Re: [Corpora-List] Query on the use of Google for corpus research

From: Dominic Widdows (widdows@maya.com)
Date: Mon May 30 2005 - 19:27:59 MET DST

  • Next message: Mark P. Line: "Re: [Corpora-List] Query on the use of Google for corpus research"

    Hi Mark,

    Thanks for your response, it certainly sounds like a hopeful direction.

    > Actually, I don't think it's really true anymore that large-scale
    > corpus
    > extraction from the Web necessarily puts you at the mercy of commercial
    > search engines. It's no longer very difficult to throw together a
    > software
    > agent that will crawl the Web directly.

    But is it not quite difficult to "throw something together" that
    doesn't cause all sorts of traffic problems? I have always shied away
    from actually trying this, under the impression that it's a bit of a
    dangerous art, but then this is certainly partly due to ignorance.

    > (IOW: The indexing part of
    > commercial search engines may be rocket science, but the harvesting
    > part
    > of them is not.)

    That's intriguing, as someone who's worked more in indexing, I'd have
    said precisely the opposite :-)
    Delighted if I'm wrong.

    Is there good reliable software out there, for those who would still be
    fearful of hacking up a harvester for themselves?
    There is the Internet Archive's Heritrix crawler
    (http://crawler.archive.org/). Has anyone used this and found it
    suitable for linguistic purposes?

    > I think that if you describe your harvesting procedure accurately (what
    > you seeded it with, and what filters you used if any), and monitor and
    > report on a variety of statistical parameters as your corpus is
    > growing,
    > there's no reason why the resulting data wouldn't serve as an adequate
    > sample for many purposes -- assuming that's what you meant by "vouch
    > for
    > them properly".

    Yes, that is part of what I meant. Do we have a good sense of what
    these statistical parameters should be? To what extent is there a code
    of practice for saying exactly what you did? Again, we run into
    standard empiricist questions - using your proposal, one could
    guarantee to reproduce the "initial conditions" of someone's
    experiment, but you could at best expect similar outcomes.
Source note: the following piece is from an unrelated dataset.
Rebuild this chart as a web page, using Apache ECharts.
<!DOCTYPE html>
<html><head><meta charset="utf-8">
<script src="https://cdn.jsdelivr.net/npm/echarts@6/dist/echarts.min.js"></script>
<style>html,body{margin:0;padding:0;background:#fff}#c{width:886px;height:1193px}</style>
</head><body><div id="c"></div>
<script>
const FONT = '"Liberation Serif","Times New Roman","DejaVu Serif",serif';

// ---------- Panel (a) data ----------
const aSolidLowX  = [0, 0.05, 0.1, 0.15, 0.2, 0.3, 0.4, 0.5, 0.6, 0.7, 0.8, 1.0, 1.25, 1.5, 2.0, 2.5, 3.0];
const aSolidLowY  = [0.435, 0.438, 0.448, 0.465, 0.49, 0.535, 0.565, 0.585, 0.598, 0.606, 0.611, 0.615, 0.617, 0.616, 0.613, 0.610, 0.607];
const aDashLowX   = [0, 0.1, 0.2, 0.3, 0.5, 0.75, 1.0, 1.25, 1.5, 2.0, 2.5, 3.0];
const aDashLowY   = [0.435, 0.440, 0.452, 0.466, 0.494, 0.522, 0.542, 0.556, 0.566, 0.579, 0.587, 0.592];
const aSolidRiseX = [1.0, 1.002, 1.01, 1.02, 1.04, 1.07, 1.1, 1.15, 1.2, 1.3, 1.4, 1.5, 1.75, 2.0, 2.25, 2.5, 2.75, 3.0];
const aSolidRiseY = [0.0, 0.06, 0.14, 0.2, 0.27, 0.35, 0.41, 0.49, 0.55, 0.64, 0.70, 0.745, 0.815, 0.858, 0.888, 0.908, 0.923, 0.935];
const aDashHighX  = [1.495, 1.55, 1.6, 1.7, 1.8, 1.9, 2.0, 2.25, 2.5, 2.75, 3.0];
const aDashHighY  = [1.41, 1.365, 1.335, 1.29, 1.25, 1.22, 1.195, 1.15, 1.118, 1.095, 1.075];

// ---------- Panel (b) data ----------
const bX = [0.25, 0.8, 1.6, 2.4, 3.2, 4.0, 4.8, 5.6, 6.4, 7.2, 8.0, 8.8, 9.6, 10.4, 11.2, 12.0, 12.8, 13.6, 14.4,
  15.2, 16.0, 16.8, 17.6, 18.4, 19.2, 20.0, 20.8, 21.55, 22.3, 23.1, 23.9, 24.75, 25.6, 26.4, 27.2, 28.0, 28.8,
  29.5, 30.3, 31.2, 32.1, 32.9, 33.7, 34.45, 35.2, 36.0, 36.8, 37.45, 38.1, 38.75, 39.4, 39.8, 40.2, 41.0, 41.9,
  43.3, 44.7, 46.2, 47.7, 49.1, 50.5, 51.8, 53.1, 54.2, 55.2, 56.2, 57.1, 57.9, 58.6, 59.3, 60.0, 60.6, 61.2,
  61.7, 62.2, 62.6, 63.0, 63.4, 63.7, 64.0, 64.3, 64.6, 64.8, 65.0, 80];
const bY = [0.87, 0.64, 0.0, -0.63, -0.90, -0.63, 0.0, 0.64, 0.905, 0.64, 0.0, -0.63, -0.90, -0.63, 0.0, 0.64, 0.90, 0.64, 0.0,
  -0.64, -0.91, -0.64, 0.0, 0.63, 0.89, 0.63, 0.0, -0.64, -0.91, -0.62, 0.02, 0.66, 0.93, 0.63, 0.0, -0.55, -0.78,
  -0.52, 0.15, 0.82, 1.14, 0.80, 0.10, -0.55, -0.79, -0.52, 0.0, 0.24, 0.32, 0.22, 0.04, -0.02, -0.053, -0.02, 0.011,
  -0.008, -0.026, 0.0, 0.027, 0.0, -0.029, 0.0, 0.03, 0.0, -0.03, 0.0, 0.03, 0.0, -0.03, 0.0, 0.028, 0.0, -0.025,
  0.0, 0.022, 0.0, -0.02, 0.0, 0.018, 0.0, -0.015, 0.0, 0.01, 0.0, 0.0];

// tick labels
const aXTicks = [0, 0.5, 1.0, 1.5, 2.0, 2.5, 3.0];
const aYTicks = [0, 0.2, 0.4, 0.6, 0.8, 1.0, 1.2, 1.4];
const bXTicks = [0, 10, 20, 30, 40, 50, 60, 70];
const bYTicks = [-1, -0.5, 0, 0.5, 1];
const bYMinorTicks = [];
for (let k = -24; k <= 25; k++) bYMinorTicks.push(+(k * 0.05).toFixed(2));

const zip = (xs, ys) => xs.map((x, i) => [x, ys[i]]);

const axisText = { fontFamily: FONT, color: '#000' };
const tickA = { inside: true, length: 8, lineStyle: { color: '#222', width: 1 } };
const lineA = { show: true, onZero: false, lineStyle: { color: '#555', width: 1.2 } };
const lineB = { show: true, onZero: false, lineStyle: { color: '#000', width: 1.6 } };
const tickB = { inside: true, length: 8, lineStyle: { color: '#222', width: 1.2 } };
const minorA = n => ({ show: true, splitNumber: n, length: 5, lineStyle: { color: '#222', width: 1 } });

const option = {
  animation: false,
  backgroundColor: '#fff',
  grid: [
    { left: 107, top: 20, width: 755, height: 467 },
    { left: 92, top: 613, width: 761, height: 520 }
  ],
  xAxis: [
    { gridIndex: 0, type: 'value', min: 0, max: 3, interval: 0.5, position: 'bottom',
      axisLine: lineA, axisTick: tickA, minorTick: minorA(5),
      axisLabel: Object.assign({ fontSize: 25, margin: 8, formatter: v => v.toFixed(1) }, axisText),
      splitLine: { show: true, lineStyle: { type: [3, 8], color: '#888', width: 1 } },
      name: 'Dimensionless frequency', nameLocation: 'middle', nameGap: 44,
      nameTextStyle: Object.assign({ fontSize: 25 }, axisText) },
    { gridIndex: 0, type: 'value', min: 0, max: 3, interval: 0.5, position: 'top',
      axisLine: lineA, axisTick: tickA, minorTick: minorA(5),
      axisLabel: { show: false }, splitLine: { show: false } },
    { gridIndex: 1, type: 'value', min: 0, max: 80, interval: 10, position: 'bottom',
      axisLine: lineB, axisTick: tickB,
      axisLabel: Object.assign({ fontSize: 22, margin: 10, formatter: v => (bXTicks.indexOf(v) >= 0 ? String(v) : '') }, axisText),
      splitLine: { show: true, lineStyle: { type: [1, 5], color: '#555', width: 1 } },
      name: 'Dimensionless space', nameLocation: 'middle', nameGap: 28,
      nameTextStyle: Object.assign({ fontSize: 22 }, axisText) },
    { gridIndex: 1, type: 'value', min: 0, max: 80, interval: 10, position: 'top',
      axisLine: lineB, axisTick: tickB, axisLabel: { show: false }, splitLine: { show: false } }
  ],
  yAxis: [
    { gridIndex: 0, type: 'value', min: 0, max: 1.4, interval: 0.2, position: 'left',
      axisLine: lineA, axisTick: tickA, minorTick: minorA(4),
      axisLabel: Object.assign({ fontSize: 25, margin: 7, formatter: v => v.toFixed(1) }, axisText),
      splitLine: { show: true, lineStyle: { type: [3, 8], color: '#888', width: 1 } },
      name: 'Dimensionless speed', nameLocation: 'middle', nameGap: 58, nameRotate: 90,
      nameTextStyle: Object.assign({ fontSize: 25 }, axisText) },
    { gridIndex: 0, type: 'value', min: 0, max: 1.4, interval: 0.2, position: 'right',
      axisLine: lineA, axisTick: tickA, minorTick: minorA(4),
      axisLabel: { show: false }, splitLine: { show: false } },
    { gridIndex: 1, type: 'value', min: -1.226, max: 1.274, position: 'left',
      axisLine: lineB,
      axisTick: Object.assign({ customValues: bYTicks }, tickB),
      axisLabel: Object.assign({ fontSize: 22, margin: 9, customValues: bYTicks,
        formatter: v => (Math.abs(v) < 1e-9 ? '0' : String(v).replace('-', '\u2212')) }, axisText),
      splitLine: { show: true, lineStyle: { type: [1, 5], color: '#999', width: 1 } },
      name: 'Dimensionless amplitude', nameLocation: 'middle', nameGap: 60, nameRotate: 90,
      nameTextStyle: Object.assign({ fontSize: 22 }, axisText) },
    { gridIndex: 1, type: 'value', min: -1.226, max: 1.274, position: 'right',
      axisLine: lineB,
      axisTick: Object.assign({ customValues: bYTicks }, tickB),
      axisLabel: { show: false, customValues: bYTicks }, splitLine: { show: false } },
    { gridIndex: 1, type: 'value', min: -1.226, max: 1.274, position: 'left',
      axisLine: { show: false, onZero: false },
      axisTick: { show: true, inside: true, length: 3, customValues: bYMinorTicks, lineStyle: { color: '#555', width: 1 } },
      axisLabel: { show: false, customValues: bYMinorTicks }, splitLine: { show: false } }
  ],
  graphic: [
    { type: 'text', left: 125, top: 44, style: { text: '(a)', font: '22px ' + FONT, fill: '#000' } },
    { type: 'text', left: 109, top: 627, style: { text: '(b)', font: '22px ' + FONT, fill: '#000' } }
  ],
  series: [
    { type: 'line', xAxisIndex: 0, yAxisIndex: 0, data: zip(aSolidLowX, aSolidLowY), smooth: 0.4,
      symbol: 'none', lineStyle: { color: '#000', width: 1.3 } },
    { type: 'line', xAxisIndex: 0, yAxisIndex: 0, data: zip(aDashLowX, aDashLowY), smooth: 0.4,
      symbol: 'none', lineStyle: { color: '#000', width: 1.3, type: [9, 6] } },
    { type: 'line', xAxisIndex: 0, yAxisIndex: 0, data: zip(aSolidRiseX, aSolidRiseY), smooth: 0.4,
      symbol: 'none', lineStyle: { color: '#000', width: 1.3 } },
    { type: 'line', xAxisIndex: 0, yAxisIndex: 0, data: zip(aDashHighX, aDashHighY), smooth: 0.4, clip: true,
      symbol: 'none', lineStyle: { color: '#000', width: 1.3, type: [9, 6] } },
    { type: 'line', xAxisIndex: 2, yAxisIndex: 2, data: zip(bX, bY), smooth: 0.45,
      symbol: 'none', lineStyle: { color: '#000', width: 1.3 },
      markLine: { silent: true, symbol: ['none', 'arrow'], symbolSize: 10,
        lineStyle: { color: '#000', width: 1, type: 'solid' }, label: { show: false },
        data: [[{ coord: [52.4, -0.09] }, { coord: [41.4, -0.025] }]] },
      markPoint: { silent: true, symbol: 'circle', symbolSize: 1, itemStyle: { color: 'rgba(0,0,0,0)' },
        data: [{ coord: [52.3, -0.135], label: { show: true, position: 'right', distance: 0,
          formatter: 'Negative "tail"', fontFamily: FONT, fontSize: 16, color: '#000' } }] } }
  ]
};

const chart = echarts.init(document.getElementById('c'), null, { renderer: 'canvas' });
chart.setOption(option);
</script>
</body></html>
    This still leaves some of the traditional benefits of corpora
    unaccounted for - what about normalising the text content (presuming
    the traditional notion that text content is the linguistics phenomenon
    you're interested in), tagging, perhaps getting all the data into the
    same character set, etc.? These are some of the creature comforts that
    organizations such as the LDC have traditionally provided. We can
    provide adequate descriptions of what was done with the data, and I
    feel that we are even pretty good as a community at making the software
    we developed available to others (partly for selfish gene and "please
    cite my project!" reasons, but those motivations still benefit the
    community at large).

    However, there is still the problem that the more sophisticated stuff
    you throw at your data, the harder it is for anyone to replicate or
    extend your results, and ideally, I would like to see a system where
    the data itself is made available as a standard part of practice.
    Ideally, we would still work on the same datasets if possible, rather
    than duplicating similar datasets for each isoolated project. From an
    engineering point of view, storage isn't really a problem here, but
    bandwidth is - you have to keep the files you've trawled and processed
    on disk somewhere, but you might not be able to foot the bill for other
    researchers hitting your web server every time they fancy
    half-a-billion words of nice corpus data. To my mind, the only real
    solution to this part of the problem is going to be breaking your
    corpus up into smaller components and enabling other researchers to
    search and copy whichever parts they need in a peer-to-peer fashion. I
    gave a talk on this idea recently at the AAACL conference
    (http://infomap.stanford.edu/papers/distributed-corpora.pdf), but I
    guess this is another story really.